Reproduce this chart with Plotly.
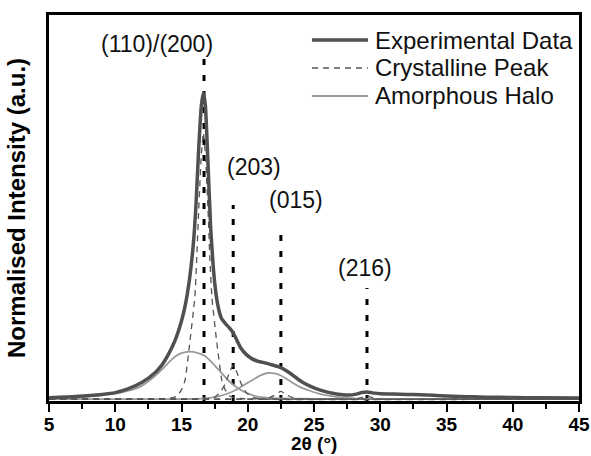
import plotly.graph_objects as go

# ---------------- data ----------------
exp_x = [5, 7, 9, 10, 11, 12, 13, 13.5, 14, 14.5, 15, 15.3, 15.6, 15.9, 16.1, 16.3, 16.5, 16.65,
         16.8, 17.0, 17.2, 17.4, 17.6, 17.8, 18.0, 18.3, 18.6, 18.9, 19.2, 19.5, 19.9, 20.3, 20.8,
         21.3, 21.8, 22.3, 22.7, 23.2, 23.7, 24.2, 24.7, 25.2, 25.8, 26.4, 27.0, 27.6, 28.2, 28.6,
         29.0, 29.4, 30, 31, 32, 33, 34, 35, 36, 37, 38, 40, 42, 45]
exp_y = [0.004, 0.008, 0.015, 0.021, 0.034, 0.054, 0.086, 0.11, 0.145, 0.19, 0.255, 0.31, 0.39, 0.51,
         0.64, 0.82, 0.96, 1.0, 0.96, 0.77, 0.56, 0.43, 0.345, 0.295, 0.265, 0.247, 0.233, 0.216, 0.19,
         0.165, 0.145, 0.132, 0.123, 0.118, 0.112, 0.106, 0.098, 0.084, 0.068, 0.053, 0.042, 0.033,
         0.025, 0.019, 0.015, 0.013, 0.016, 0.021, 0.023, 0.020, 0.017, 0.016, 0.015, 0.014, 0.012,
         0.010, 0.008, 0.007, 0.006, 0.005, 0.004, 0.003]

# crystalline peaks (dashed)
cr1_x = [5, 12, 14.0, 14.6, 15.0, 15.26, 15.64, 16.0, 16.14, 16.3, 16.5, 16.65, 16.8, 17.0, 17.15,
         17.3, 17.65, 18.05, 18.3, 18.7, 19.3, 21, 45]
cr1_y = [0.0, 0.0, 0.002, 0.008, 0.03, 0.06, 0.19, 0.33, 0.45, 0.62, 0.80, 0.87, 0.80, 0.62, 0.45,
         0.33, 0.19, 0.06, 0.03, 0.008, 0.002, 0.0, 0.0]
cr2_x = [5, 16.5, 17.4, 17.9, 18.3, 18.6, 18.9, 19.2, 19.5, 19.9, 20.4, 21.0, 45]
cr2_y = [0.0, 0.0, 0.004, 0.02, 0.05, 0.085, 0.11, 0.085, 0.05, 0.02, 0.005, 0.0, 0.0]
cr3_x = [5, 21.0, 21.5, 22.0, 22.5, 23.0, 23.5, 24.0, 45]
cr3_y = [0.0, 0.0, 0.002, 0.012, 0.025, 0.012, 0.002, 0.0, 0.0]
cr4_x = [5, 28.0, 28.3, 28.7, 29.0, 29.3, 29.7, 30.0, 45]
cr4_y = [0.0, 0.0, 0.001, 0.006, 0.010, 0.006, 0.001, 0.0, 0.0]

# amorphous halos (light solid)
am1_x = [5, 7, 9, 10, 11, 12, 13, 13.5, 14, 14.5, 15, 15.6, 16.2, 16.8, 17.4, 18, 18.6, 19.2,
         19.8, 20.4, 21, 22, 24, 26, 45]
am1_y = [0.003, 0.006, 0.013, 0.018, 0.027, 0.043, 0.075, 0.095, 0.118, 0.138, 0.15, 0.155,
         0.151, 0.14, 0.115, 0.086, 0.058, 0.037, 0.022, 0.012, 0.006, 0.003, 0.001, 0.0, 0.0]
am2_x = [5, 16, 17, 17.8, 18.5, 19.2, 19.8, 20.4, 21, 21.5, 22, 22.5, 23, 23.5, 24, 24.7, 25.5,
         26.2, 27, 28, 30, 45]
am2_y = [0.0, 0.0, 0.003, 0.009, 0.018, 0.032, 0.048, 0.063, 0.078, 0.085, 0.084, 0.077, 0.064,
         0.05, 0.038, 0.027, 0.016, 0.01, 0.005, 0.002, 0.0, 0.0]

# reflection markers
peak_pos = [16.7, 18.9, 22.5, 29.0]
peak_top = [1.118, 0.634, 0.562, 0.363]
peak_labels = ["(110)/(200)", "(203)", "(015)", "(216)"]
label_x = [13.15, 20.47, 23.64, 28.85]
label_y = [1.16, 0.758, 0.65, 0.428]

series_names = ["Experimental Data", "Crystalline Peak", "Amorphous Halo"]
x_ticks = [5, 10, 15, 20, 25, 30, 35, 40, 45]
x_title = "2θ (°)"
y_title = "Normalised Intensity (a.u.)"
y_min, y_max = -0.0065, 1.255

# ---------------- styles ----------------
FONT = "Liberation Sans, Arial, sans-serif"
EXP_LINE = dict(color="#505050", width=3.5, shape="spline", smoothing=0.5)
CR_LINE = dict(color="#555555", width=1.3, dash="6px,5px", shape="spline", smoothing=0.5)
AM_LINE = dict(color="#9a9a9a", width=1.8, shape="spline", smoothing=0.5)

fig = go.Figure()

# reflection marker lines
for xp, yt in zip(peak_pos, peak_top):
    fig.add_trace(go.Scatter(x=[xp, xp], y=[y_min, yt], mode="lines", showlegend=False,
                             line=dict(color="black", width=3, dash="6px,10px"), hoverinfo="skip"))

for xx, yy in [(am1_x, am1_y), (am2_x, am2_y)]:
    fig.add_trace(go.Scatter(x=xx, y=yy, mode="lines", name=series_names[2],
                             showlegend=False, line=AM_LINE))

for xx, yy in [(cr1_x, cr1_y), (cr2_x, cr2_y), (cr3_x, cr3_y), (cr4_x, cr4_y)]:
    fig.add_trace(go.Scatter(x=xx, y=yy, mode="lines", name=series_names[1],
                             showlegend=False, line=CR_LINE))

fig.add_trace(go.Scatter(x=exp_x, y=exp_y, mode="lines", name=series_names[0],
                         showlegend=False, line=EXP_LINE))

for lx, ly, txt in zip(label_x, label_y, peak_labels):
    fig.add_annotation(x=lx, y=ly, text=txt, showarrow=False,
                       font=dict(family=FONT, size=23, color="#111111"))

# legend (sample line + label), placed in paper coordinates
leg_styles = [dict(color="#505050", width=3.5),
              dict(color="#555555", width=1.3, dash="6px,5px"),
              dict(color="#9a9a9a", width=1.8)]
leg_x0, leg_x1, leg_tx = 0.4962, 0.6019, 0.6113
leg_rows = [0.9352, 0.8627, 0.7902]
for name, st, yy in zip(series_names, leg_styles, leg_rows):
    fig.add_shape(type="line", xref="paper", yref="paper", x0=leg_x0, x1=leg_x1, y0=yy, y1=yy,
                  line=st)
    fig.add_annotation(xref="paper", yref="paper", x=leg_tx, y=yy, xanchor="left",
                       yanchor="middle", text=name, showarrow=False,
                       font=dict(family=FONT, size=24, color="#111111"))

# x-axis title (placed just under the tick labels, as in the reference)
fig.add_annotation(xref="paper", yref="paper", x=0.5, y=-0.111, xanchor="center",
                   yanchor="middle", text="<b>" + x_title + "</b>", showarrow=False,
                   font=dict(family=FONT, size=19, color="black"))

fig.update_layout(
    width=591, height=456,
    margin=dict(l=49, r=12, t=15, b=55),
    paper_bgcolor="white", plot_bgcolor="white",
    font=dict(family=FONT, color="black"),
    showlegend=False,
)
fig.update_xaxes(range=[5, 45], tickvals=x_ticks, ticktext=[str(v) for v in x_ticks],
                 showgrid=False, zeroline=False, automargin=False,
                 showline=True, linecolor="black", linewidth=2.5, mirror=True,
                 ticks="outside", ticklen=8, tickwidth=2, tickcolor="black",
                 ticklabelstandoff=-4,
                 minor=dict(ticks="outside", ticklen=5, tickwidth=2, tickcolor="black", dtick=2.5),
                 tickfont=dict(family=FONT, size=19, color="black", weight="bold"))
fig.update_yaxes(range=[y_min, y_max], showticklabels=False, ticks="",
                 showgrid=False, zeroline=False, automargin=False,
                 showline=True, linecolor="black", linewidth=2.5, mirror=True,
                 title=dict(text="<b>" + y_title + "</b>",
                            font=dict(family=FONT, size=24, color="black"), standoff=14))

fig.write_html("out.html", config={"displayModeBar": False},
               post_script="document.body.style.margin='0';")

■ Short task: Output exactly the span of lines from the top of the listing through the line holding "0.010, 0.008, 0.007, 0.006, 0.005, 0.004, 0.003]", and leave every picture out.

■ Final answer:
Reproduce this chart with Plotly.
import plotly.graph_objects as go

# ---------------- data ----------------
exp_x = [5, 7, 9, 10, 11, 12, 13, 13.5, 14, 14.5, 15, 15.3, 15.6, 15.9, 16.1, 16.3, 16.5, 16.65,
         16.8, 17.0, 17.2, 17.4, 17.6, 17.8, 18.0, 18.3, 18.6, 18.9, 19.2, 19.5, 19.9, 20.3, 20.8,
         21.3, 21.8, 22.3, 22.7, 23.2, 23.7, 24.2, 24.7, 25.2, 25.8, 26.4, 27.0, 27.6, 28.2, 28.6,
         29.0, 29.4, 30, 31, 32, 33, 34, 35, 36, 37, 38, 40, 42, 45]
exp_y = [0.004, 0.008, 0.015, 0.021, 0.034, 0.054, 0.086, 0.11, 0.145, 0.19, 0.255, 0.31, 0.39, 0.51,
         0.64, 0.82, 0.96, 1.0, 0.96, 0.77, 0.56, 0.43, 0.345, 0.295, 0.265, 0.247, 0.233, 0.216, 0.19,
         0.165, 0.145, 0.132, 0.123, 0.118, 0.112, 0.106, 0.098, 0.084, 0.068, 0.053, 0.042, 0.033,
         0.025, 0.019, 0.015, 0.013, 0.016, 0.021, 0.023, 0.020, 0.017, 0.016, 0.015, 0.014, 0.012,
         0.010, 0.008, 0.007, 0.006, 0.005, 0.004, 0.003]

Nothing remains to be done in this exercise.